Your task ▸ Only the lines from the start of the data through the line with "rms_limit = [54, 54, NAN, 54, 54, 64, 64]" belong in the copy. Restate them word for word, minus the pictures.

-- Start Data segment --

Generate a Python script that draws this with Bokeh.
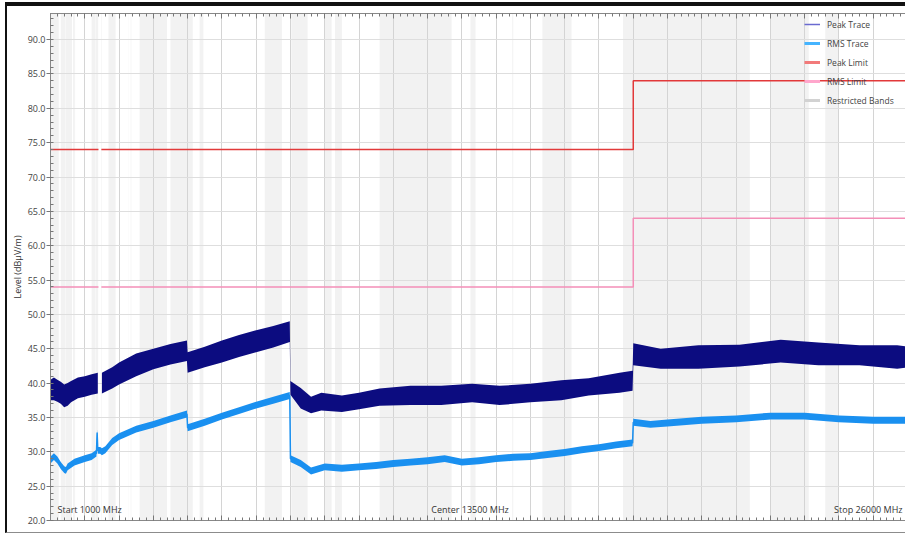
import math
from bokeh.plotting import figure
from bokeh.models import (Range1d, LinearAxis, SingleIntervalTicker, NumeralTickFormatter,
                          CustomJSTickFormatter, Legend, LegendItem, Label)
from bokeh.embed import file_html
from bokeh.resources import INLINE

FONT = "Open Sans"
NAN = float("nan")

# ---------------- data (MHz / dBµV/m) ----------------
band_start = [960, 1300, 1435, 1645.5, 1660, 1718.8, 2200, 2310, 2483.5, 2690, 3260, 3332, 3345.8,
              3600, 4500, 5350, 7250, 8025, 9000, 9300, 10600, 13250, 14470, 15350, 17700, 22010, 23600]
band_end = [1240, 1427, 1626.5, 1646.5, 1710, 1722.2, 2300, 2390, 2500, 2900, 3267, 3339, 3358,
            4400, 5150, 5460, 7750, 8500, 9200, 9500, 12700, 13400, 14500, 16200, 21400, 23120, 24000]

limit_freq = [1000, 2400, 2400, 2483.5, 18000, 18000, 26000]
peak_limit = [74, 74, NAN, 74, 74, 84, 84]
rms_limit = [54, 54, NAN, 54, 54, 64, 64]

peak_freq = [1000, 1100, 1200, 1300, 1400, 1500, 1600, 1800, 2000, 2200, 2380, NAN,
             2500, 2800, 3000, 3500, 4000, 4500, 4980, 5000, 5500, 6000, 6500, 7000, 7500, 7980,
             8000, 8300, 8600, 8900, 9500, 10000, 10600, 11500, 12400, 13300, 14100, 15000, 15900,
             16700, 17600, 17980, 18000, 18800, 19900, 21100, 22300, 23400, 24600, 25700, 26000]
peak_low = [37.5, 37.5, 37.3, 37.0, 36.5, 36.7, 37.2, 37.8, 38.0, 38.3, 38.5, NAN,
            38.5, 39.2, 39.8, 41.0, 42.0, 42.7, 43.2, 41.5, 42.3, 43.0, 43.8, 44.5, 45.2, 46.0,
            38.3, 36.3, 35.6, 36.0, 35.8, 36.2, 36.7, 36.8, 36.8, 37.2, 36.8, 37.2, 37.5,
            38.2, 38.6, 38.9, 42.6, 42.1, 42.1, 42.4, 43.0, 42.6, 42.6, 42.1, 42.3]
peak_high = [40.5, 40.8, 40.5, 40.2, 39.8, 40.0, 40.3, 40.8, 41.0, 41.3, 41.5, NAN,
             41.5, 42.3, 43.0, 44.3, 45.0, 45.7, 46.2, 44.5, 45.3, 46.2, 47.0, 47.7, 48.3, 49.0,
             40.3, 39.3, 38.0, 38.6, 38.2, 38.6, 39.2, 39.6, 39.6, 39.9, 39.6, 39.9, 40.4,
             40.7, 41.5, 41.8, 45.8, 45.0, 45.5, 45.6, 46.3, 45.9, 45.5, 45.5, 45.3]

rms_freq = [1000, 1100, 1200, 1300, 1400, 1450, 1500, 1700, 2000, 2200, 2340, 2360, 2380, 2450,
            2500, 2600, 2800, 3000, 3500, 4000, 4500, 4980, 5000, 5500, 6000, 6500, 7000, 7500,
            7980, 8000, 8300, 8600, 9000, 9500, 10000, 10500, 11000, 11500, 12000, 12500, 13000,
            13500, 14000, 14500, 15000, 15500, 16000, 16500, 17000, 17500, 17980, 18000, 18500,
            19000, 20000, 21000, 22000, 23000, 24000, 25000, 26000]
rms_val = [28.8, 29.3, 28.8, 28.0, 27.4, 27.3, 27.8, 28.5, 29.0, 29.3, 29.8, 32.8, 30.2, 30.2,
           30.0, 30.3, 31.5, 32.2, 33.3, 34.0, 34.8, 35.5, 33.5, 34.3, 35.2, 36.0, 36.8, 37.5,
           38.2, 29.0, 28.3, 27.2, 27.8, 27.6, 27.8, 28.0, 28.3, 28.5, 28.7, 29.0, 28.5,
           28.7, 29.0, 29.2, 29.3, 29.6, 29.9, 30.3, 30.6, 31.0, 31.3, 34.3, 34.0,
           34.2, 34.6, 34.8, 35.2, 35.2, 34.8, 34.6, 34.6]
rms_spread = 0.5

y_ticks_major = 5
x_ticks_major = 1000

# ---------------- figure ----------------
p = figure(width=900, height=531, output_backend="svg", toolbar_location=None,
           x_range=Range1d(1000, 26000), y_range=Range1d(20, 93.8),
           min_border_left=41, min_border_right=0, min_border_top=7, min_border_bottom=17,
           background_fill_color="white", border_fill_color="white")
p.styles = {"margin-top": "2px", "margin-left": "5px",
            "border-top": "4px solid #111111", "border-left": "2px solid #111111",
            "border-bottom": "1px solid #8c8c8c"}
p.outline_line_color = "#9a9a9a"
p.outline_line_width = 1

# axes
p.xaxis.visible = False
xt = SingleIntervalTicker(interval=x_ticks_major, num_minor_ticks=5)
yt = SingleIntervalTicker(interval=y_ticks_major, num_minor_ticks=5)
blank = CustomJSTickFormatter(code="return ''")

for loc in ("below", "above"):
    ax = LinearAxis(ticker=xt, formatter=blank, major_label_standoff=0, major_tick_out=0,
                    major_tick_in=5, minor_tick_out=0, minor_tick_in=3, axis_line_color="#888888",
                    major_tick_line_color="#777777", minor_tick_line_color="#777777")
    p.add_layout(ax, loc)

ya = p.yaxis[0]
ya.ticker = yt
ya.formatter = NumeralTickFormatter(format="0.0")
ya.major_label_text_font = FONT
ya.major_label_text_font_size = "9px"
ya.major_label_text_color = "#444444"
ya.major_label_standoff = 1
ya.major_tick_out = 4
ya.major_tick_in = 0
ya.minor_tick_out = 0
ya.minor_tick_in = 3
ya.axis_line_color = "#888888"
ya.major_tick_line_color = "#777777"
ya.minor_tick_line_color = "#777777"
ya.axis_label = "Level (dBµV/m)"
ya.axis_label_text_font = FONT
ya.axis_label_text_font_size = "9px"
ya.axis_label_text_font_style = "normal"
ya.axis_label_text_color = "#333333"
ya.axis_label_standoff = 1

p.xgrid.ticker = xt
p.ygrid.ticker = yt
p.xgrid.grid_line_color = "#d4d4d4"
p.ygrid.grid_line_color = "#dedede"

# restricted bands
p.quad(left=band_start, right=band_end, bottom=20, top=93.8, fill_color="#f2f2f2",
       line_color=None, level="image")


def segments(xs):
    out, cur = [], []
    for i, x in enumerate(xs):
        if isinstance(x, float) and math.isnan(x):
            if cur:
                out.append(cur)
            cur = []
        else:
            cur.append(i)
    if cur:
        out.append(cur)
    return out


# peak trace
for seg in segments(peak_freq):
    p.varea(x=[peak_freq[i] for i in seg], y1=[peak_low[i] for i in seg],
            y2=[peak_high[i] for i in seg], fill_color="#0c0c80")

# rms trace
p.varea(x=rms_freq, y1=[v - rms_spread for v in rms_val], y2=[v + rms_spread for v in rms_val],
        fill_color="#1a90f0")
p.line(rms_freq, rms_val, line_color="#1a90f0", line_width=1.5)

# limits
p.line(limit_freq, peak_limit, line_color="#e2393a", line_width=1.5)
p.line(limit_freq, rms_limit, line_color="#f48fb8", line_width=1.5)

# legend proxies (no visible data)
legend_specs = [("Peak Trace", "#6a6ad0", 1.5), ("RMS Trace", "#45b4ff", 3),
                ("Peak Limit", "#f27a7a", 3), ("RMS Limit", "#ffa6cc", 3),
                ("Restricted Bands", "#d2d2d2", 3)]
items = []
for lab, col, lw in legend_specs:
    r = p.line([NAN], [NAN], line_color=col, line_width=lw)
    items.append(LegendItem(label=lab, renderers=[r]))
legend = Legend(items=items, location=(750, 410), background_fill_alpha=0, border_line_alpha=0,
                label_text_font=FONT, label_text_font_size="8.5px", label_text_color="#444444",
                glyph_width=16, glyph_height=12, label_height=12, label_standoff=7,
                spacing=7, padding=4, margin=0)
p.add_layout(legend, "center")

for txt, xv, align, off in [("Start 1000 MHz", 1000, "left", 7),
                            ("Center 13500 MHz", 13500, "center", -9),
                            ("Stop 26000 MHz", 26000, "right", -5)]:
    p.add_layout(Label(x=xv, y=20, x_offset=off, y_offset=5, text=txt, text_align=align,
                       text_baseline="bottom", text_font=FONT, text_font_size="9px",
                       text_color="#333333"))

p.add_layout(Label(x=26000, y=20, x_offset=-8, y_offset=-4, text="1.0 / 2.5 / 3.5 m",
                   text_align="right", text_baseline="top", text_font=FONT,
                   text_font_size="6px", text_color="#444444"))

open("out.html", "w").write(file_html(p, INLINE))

-- End Data segment --

Exercise answer ▸
Generate a Python script that draws this with Bokeh.
import math
from bokeh.plotting import figure
from bokeh.models import (Range1d, LinearAxis, SingleIntervalTicker, NumeralTickFormatter,
                          CustomJSTickFormatter, Legend, LegendItem, Label)
from bokeh.embed import file_html
from bokeh.resources import INLINE

FONT = "Open Sans"
NAN = float("nan")

# ---------------- data (MHz / dBµV/m) ----------------
band_start = [960, 1300, 1435, 1645.5, 1660, 1718.8, 2200, 2310, 2483.5, 2690, 3260, 3332, 3345.8,
              3600, 4500, 5350, 7250, 8025, 9000, 9300, 10600, 13250, 14470, 15350, 17700, 22010, 23600]
band_end = [1240, 1427, 1626.5, 1646.5, 1710, 1722.2, 2300, 2390, 2500, 2900, 3267, 3339, 3358,
            4400, 5150, 5460, 7750, 8500, 9200, 9500, 12700, 13400, 14500, 16200, 21400, 23120, 24000]

limit_freq = [1000, 2400, 2400, 2483.5, 18000, 18000, 26000]
peak_limit = [74, 74, NAN, 74, 74, 84, 84]
rms_limit = [54, 54, NAN, 54, 54, 64, 64]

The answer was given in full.